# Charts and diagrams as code
· · · ·

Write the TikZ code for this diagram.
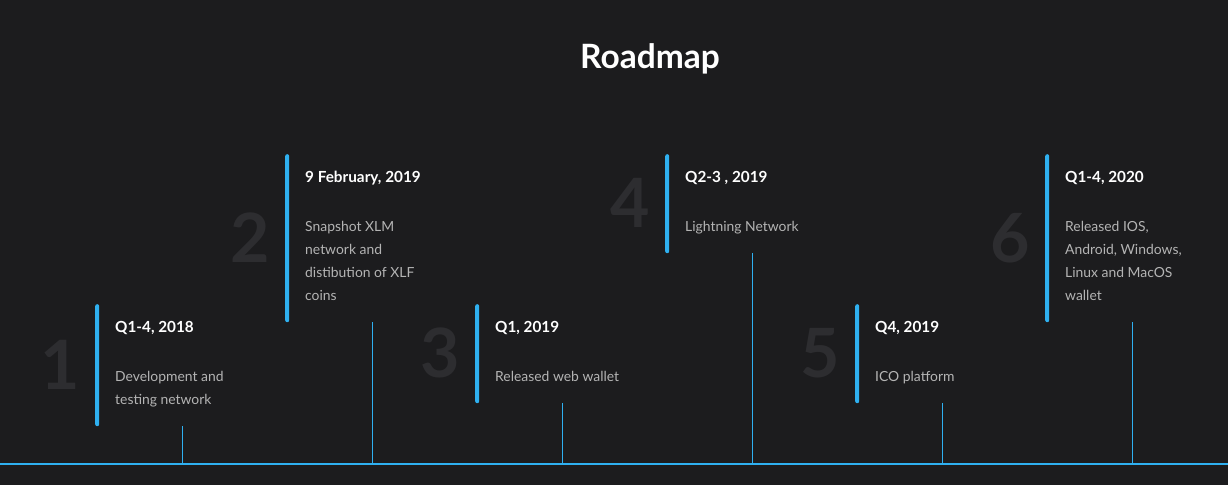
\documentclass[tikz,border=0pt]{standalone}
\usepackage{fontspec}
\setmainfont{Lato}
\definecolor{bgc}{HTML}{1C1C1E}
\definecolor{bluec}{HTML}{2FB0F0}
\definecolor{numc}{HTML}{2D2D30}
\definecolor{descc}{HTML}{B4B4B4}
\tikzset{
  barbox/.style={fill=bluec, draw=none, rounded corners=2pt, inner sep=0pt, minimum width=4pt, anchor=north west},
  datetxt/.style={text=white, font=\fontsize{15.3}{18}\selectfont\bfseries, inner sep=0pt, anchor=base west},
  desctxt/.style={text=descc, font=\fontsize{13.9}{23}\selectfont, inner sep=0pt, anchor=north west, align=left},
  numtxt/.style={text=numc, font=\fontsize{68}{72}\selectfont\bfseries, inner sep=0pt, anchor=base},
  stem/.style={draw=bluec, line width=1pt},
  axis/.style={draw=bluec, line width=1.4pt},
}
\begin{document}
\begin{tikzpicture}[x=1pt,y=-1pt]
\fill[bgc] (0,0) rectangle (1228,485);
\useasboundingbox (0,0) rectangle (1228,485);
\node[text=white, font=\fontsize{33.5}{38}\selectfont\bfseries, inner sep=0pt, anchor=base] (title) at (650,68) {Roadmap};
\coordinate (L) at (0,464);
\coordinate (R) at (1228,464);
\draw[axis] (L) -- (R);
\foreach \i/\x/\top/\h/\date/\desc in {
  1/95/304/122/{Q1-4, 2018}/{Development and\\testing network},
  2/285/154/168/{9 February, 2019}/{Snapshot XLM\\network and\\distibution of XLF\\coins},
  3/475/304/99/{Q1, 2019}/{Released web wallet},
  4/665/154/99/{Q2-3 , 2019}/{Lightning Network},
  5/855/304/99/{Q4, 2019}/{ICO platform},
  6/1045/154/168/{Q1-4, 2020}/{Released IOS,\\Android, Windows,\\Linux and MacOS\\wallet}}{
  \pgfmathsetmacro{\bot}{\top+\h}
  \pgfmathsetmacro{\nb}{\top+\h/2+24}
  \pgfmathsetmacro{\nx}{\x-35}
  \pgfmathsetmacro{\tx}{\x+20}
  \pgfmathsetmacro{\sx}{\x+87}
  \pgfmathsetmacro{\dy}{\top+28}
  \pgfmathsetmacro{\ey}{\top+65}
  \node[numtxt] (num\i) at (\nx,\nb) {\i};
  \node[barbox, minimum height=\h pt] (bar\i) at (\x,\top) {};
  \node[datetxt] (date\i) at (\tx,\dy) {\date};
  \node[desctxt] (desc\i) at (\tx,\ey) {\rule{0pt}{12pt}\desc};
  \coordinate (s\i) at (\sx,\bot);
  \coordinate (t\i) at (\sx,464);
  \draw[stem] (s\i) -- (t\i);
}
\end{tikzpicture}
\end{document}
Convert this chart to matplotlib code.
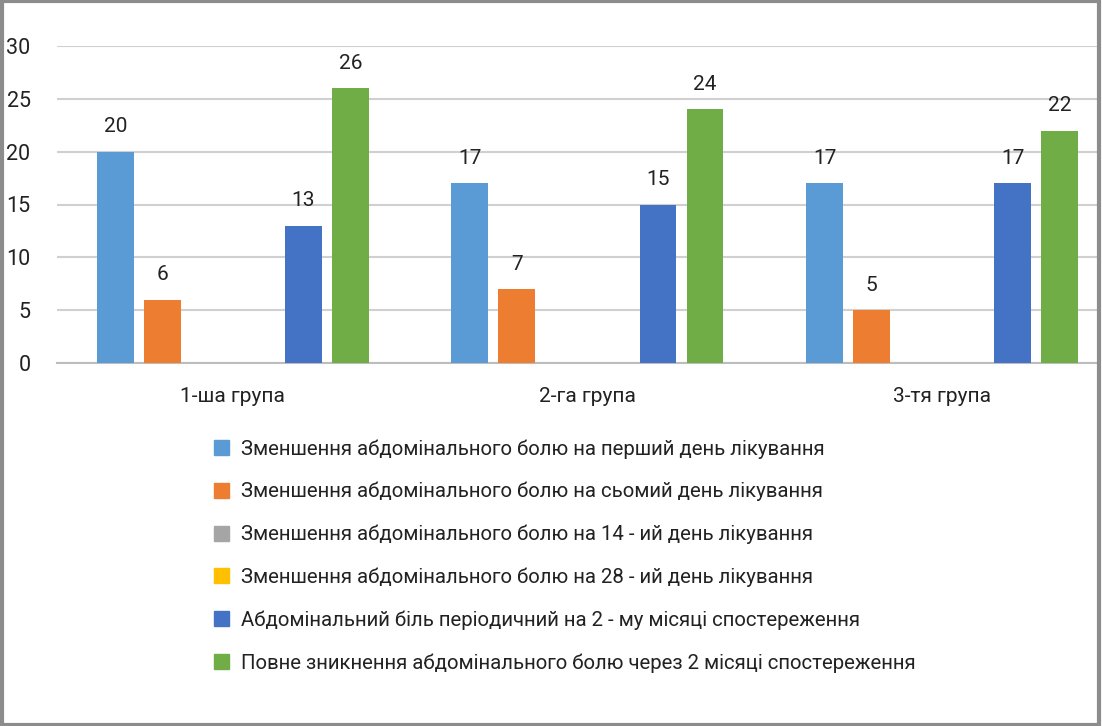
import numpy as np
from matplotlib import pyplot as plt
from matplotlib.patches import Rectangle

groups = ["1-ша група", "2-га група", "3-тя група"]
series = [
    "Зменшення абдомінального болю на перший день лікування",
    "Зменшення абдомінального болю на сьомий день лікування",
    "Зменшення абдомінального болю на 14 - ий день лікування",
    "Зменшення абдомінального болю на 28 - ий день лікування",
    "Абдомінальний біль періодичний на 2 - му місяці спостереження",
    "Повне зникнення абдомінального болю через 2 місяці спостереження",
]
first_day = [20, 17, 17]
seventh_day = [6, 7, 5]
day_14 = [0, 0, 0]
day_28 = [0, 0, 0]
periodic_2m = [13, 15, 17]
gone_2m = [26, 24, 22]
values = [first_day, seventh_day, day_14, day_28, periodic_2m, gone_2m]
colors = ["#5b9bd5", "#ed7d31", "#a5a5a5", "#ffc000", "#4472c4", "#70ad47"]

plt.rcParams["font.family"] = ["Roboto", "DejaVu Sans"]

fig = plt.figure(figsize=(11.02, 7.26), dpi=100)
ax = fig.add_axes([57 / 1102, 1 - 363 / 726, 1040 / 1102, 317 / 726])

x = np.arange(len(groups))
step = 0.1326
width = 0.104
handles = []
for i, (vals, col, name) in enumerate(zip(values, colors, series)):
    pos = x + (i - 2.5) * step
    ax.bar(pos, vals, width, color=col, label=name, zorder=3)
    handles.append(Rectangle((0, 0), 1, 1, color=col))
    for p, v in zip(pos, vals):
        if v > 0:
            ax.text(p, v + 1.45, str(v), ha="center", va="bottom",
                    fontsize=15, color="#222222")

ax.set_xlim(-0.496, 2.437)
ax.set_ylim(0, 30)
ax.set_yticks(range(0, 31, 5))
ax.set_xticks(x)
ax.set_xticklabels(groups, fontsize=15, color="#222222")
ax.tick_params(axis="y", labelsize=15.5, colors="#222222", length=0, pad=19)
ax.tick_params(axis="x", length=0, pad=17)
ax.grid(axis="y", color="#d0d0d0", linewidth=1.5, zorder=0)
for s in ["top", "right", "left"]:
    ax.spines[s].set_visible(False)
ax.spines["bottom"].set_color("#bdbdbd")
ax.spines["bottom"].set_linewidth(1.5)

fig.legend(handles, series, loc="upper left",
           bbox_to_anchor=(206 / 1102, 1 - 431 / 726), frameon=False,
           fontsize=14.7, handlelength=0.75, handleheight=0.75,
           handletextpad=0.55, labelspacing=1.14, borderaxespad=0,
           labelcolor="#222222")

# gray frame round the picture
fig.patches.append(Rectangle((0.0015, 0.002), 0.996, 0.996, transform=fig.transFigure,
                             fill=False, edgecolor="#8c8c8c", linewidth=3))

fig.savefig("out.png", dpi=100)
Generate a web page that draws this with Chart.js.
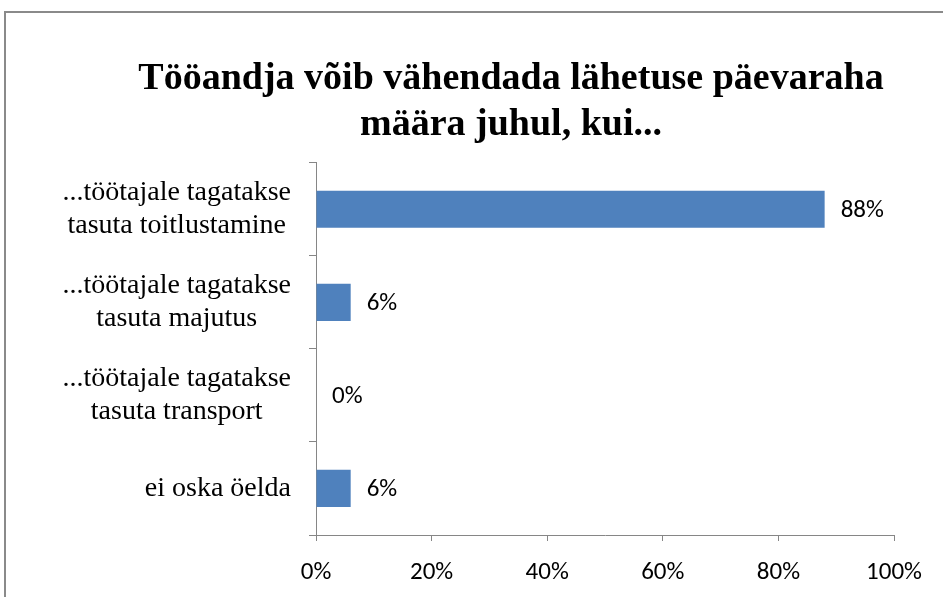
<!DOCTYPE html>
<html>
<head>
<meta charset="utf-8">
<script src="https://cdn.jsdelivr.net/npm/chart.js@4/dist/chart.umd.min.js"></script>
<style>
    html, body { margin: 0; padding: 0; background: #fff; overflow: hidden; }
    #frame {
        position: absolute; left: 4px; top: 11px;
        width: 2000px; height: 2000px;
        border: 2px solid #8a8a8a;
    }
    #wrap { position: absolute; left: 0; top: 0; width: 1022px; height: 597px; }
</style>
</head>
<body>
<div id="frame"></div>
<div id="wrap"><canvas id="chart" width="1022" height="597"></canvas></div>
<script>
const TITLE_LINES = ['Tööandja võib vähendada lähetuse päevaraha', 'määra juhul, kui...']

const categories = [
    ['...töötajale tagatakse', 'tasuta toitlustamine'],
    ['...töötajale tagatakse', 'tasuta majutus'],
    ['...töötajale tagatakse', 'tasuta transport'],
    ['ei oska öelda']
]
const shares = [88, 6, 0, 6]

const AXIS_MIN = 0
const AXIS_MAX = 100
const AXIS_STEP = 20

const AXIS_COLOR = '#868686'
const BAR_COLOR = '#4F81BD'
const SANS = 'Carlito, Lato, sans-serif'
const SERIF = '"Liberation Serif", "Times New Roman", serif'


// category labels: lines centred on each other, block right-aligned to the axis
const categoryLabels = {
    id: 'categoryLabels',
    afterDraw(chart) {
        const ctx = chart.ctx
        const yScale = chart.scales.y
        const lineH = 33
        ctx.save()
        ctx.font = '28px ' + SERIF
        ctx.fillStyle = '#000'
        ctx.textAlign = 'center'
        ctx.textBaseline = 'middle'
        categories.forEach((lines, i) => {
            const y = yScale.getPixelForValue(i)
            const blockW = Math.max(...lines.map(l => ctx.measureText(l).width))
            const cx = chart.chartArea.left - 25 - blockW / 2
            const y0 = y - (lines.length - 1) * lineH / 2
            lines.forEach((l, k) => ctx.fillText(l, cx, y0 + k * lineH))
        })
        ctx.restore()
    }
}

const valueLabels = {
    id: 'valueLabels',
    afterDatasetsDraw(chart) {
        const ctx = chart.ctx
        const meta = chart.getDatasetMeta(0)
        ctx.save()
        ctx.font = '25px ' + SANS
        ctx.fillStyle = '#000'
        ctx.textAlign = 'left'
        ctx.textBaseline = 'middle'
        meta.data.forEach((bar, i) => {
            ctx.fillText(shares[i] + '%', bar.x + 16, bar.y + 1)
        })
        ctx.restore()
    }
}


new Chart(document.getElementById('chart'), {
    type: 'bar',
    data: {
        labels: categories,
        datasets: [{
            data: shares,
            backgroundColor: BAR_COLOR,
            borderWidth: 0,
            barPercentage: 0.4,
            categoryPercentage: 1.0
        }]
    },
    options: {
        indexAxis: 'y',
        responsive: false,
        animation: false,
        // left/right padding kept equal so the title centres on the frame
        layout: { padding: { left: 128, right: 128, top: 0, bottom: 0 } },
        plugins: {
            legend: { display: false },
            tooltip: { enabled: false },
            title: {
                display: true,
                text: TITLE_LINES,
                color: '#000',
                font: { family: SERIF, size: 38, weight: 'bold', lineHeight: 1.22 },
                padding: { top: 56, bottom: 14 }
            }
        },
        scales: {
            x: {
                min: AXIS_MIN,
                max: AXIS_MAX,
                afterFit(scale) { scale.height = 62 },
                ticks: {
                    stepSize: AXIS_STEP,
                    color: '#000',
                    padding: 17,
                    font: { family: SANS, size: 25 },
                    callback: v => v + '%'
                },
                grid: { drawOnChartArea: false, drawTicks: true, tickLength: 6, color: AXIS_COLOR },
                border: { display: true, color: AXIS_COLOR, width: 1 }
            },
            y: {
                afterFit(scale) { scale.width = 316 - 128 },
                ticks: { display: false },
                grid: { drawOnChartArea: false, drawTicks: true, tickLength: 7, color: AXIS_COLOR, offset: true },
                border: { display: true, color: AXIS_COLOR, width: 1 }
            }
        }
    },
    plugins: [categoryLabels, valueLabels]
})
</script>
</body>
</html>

· · · ·

# SET TASK
Copy exactly the material above from the line with "Convert this chart to matplotlib code." to the line with "from matplotlib.patches import Rectangle", ends included, and nothing else. Leave out any picture.

# COMPLETE RESPONSE
Convert this chart to matplotlib code.
import numpy as np
from matplotlib import pyplot as plt
from matplotlib.patches import Rectangle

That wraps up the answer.